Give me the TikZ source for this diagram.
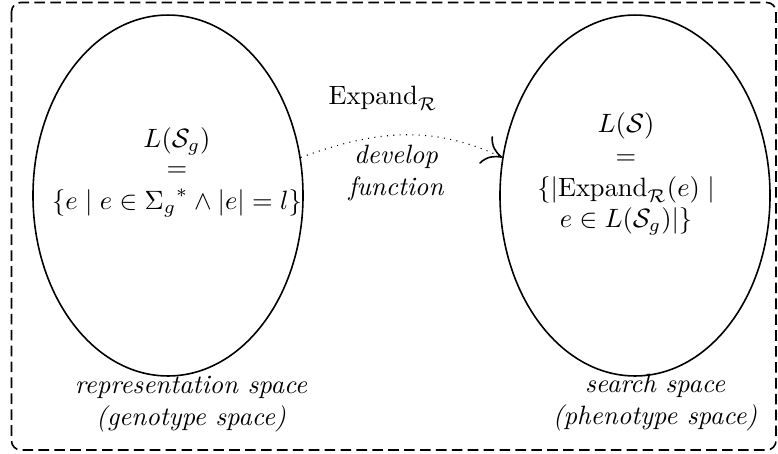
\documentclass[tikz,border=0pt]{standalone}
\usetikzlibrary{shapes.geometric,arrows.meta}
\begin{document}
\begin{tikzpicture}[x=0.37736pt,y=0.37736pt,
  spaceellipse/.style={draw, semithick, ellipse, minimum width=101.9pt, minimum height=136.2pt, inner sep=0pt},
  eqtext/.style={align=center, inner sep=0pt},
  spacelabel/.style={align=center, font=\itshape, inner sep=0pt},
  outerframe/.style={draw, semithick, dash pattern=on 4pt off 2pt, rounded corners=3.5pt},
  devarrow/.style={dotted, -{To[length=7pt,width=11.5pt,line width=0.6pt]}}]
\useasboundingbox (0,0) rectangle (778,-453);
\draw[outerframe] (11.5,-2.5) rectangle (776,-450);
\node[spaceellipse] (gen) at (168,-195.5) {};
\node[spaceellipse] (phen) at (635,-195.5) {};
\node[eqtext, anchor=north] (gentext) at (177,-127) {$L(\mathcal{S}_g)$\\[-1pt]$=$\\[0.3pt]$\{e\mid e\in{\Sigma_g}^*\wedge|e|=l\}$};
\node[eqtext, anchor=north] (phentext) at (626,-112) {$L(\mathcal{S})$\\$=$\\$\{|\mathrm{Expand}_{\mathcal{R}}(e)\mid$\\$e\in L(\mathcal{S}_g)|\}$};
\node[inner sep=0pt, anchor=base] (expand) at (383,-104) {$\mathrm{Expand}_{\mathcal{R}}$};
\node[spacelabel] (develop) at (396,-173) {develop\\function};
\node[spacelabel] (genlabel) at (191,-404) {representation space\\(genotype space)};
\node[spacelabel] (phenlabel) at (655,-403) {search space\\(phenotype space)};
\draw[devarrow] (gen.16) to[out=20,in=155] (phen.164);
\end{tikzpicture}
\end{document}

• • • • •

→ **Exercise description**
Leave the images out, please, and restate each line word for word.

→ **Answer to this problem**
Give me the TikZ source for this diagram.
\documentclass[tikz,border=0pt]{standalone}
\usetikzlibrary{shapes.geometric,arrows.meta}
\begin{document}
\begin{tikzpicture}[x=0.37736pt,y=0.37736pt,
  spaceellipse/.style={draw, semithick, ellipse, minimum width=101.9pt, minimum height=136.2pt, inner sep=0pt},
  eqtext/.style={align=center, inner sep=0pt},
  spacelabel/.style={align=center, font=\itshape, inner sep=0pt},
  outerframe/.style={draw, semithick, dash pattern=on 4pt off 2pt, rounded corners=3.5pt},
  devarrow/.style={dotted, -{To[length=7pt,width=11.5pt,line width=0.6pt]}}]
\useasboundingbox (0,0) rectangle (778,-453);
\draw[outerframe] (11.5,-2.5) rectangle (776,-450);
\node[spaceellipse] (gen) at (168,-195.5) {};
\node[spaceellipse] (phen) at (635,-195.5) {};
\node[eqtext, anchor=north] (gentext) at (177,-127) {$L(\mathcal{S}_g)$\\[-1pt]$=$\\[0.3pt]$\{e\mid e\in{\Sigma_g}^*\wedge|e|=l\}$};
\node[eqtext, anchor=north] (phentext) at (626,-112) {$L(\mathcal{S})$\\$=$\\$\{|\mathrm{Expand}_{\mathcal{R}}(e)\mid$\\$e\in L(\mathcal{S}_g)|\}$};
\node[inner sep=0pt, anchor=base] (expand) at (383,-104) {$\mathrm{Expand}_{\mathcal{R}}$};
\node[spacelabel] (develop) at (396,-173) {develop\\function};
\node[spacelabel] (genlabel) at (191,-404) {representation space\\(genotype space)};
\node[spacelabel] (phenlabel) at (655,-403) {search space\\(phenotype space)};
\draw[devarrow] (gen.16) to[out=20,in=155] (phen.164);
\end{tikzpicture}
\end{document}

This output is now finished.